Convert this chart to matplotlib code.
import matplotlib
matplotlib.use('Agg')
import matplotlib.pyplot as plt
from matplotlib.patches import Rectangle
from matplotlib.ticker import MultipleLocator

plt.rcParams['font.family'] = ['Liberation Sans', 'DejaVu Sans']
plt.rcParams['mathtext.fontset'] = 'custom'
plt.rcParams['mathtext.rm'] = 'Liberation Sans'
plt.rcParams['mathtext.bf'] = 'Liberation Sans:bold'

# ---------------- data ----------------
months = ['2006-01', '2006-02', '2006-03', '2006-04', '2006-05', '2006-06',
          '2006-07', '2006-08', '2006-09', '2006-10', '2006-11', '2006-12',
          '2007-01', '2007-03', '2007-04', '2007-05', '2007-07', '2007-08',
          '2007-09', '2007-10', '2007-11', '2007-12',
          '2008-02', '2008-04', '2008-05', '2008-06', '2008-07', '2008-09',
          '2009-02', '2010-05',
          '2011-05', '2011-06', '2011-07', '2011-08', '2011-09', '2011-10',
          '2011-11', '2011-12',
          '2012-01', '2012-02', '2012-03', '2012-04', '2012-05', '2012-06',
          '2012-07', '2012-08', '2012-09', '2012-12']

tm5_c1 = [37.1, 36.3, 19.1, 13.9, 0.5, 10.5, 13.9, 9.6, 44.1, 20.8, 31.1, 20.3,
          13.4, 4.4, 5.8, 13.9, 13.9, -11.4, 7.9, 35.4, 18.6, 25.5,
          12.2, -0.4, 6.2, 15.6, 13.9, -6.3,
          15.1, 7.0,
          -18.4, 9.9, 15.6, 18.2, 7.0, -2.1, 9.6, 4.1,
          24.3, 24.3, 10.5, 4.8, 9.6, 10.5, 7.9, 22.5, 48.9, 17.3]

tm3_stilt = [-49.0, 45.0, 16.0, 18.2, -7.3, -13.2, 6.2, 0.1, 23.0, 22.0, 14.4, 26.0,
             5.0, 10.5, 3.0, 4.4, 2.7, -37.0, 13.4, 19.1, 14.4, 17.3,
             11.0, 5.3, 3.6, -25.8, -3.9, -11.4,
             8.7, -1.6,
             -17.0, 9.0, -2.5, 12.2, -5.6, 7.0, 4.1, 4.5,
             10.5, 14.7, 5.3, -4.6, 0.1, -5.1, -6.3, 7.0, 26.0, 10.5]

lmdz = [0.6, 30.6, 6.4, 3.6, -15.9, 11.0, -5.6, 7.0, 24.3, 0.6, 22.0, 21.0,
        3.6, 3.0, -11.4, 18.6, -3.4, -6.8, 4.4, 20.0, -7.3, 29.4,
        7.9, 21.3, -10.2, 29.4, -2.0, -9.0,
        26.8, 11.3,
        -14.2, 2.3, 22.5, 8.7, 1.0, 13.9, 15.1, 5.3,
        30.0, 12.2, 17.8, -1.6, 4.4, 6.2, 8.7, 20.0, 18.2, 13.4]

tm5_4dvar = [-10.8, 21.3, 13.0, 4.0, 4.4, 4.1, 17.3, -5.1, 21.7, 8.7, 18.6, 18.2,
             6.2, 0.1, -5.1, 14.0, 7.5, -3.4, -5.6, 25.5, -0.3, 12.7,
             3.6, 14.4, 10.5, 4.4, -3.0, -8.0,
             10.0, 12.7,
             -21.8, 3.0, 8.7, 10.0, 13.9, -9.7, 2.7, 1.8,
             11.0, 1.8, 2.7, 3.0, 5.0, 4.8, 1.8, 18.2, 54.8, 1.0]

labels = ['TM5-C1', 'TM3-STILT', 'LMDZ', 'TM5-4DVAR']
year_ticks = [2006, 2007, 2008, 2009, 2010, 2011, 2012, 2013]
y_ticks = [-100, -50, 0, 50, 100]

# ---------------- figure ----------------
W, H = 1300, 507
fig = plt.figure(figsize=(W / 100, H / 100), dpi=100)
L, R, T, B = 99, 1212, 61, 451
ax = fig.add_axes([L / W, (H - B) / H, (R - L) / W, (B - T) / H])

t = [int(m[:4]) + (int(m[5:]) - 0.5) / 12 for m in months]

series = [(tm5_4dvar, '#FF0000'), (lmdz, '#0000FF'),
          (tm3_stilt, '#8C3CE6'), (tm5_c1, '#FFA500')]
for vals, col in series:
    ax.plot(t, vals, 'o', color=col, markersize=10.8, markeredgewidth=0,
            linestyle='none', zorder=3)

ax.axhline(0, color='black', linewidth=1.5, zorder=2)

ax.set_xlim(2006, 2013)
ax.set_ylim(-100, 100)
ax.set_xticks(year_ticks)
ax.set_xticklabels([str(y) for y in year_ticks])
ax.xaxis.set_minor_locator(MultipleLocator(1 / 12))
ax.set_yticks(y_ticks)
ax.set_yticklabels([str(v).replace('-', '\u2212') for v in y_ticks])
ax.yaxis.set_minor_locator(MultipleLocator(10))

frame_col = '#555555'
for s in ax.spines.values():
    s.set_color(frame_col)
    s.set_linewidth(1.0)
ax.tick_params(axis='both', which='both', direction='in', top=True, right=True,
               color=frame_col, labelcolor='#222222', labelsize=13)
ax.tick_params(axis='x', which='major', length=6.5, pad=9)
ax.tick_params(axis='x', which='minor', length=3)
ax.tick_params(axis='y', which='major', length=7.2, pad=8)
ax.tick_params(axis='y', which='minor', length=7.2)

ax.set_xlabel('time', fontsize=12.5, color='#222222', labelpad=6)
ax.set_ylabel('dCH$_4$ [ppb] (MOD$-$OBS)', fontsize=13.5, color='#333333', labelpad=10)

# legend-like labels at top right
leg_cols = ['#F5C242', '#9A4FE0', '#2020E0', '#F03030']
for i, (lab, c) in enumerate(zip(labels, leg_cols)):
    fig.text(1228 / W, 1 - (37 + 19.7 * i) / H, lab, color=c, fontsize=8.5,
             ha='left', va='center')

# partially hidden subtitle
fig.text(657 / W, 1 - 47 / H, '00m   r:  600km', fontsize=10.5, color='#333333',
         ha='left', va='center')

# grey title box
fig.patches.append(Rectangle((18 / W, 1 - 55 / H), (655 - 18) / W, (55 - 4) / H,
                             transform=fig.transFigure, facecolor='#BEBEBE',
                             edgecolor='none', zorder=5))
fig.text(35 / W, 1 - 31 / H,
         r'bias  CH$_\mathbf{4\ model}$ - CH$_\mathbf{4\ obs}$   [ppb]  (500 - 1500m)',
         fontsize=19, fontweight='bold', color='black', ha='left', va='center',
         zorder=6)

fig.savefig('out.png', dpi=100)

◆ ◆ ◆ ◆ ◆

Please output the complete data exactly.

Convert this chart to matplotlib code.
import matplotlib
matplotlib.use('Agg')
import matplotlib.pyplot as plt
from matplotlib.patches import Rectangle
from matplotlib.ticker import MultipleLocator

plt.rcParams['font.family'] = ['Liberation Sans', 'DejaVu Sans']
plt.rcParams['mathtext.fontset'] = 'custom'
plt.rcParams['mathtext.rm'] = 'Liberation Sans'
plt.rcParams['mathtext.bf'] = 'Liberation Sans:bold'

# ---------------- data ----------------
months = ['2006-01', '2006-02', '2006-03', '2006-04', '2006-05', '2006-06',
          '2006-07', '2006-08', '2006-09', '2006-10', '2006-11', '2006-12',
          '2007-01', '2007-03', '2007-04', '2007-05', '2007-07', '2007-08',
          '2007-09', '2007-10', '2007-11', '2007-12',
          '2008-02', '2008-04', '2008-05', '2008-06', '2008-07', '2008-09',
          '2009-02', '2010-05',
          '2011-05', '2011-06', '2011-07', '2011-08', '2011-09', '2011-10',
          '2011-11', '2011-12',
          '2012-01', '2012-02', '2012-03', '2012-04', '2012-05', '2012-06',
          '2012-07', '2012-08', '2012-09', '2012-12']

tm5_c1 = [37.1, 36.3, 19.1, 13.9, 0.5, 10.5, 13.9, 9.6, 44.1, 20.8, 31.1, 20.3,
          13.4, 4.4, 5.8, 13.9, 13.9, -11.4, 7.9, 35.4, 18.6, 25.5,
          12.2, -0.4, 6.2, 15.6, 13.9, -6.3,
          15.1, 7.0,
          -18.4, 9.9, 15.6, 18.2, 7.0, -2.1, 9.6, 4.1,
          24.3, 24.3, 10.5, 4.8, 9.6, 10.5, 7.9, 22.5, 48.9, 17.3]

tm3_stilt = [-49.0, 45.0, 16.0, 18.2, -7.3, -13.2, 6.2, 0.1, 23.0, 22.0, 14.4, 26.0,
             5.0, 10.5, 3.0, 4.4, 2.7, -37.0, 13.4, 19.1, 14.4, 17.3,
             11.0, 5.3, 3.6, -25.8, -3.9, -11.4,
             8.7, -1.6,
             -17.0, 9.0, -2.5, 12.2, -5.6, 7.0, 4.1, 4.5,
             10.5, 14.7, 5.3, -4.6, 0.1, -5.1, -6.3, 7.0, 26.0, 10.5]

lmdz = [0.6, 30.6, 6.4, 3.6, -15.9, 11.0, -5.6, 7.0, 24.3, 0.6, 22.0, 21.0,
        3.6, 3.0, -11.4, 18.6, -3.4, -6.8, 4.4, 20.0, -7.3, 29.4,
        7.9, 21.3, -10.2, 29.4, -2.0, -9.0,
        26.8, 11.3,
        -14.2, 2.3, 22.5, 8.7, 1.0, 13.9, 15.1, 5.3,
        30.0, 12.2, 17.8, -1.6, 4.4, 6.2, 8.7, 20.0, 18.2, 13.4]

tm5_4dvar = [-10.8, 21.3, 13.0, 4.0, 4.4, 4.1, 17.3, -5.1, 21.7, 8.7, 18.6, 18.2,
             6.2, 0.1, -5.1, 14.0, 7.5, -3.4, -5.6, 25.5, -0.3, 12.7,
             3.6, 14.4, 10.5, 4.4, -3.0, -8.0,
             10.0, 12.7,
             -21.8, 3.0, 8.7, 10.0, 13.9, -9.7, 2.7, 1.8,
             11.0, 1.8, 2.7, 3.0, 5.0, 4.8, 1.8, 18.2, 54.8, 1.0]

labels = ['TM5-C1', 'TM3-STILT', 'LMDZ', 'TM5-4DVAR']
year_ticks = [2006, 2007, 2008, 2009, 2010, 2011, 2012, 2013]
y_ticks = [-100, -50, 0, 50, 100]

# ---------------- figure ----------------
W, H = 1300, 507
fig = plt.figure(figsize=(W / 100, H / 100), dpi=100)
L, R, T, B = 99, 1212, 61, 451
ax = fig.add_axes([L / W, (H - B) / H, (R - L) / W, (B - T) / H])

t = [int(m[:4]) + (int(m[5:]) - 0.5) / 12 for m in months]

series = [(tm5_4dvar, '#FF0000'), (lmdz, '#0000FF'),
          (tm3_stilt, '#8C3CE6'), (tm5_c1, '#FFA500')]
for vals, col in series:
    ax.plot(t, vals, 'o', color=col, markersize=10.8, markeredgewidth=0,
            linestyle='none', zorder=3)

ax.axhline(0, color='black', linewidth=1.5, zorder=2)

ax.set_xlim(2006, 2013)
ax.set_ylim(-100, 100)
ax.set_xticks(year_ticks)
ax.set_xticklabels([str(y) for y in year_ticks])
ax.xaxis.set_minor_locator(MultipleLocator(1 / 12))
ax.set_yticks(y_ticks)
ax.set_yticklabels([str(v).replace('-', '\u2212') for v in y_ticks])
ax.yaxis.set_minor_locator(MultipleLocator(10))

frame_col = '#555555'
for s in ax.spines.values():
    s.set_color(frame_col)
    s.set_linewidth(1.0)
ax.tick_params(axis='both', which='both', direction='in', top=True, right=True,
               color=frame_col, labelcolor='#222222', labelsize=13)
ax.tick_params(axis='x', which='major', length=6.5, pad=9)
ax.tick_params(axis='x', which='minor', length=3)
ax.tick_params(axis='y', which='major', length=7.2, pad=8)
ax.tick_params(axis='y', which='minor', length=7.2)

ax.set_xlabel('time', fontsize=12.5, color='#222222', labelpad=6)
ax.set_ylabel('dCH$_4$ [ppb] (MOD$-$OBS)', fontsize=13.5, color='#333333', labelpad=10)

# legend-like labels at top right
leg_cols = ['#F5C242', '#9A4FE0', '#2020E0', '#F03030']
for i, (lab, c) in enumerate(zip(labels, leg_cols)):
    fig.text(1228 / W, 1 - (37 + 19.7 * i) / H, lab, color=c, fontsize=8.5,
             ha='left', va='center')

# partially hidden subtitle
fig.text(657 / W, 1 - 47 / H, '00m   r:  600km', fontsize=10.5, color='#333333',
         ha='left', va='center')

# grey title box
fig.patches.append(Rectangle((18 / W, 1 - 55 / H), (655 - 18) / W, (55 - 4) / H,
                             transform=fig.transFigure, facecolor='#BEBEBE',
                             edgecolor='none', zorder=5))
fig.text(35 / W, 1 - 31 / H,
         r'bias  CH$_\mathbf{4\ model}$ - CH$_\mathbf{4\ obs}$   [ppb]  (500 - 1500m)',
         fontsize=19, fontweight='bold', color='black', ha='left', va='center',
         zorder=6)

fig.savefig('out.png', dpi=100)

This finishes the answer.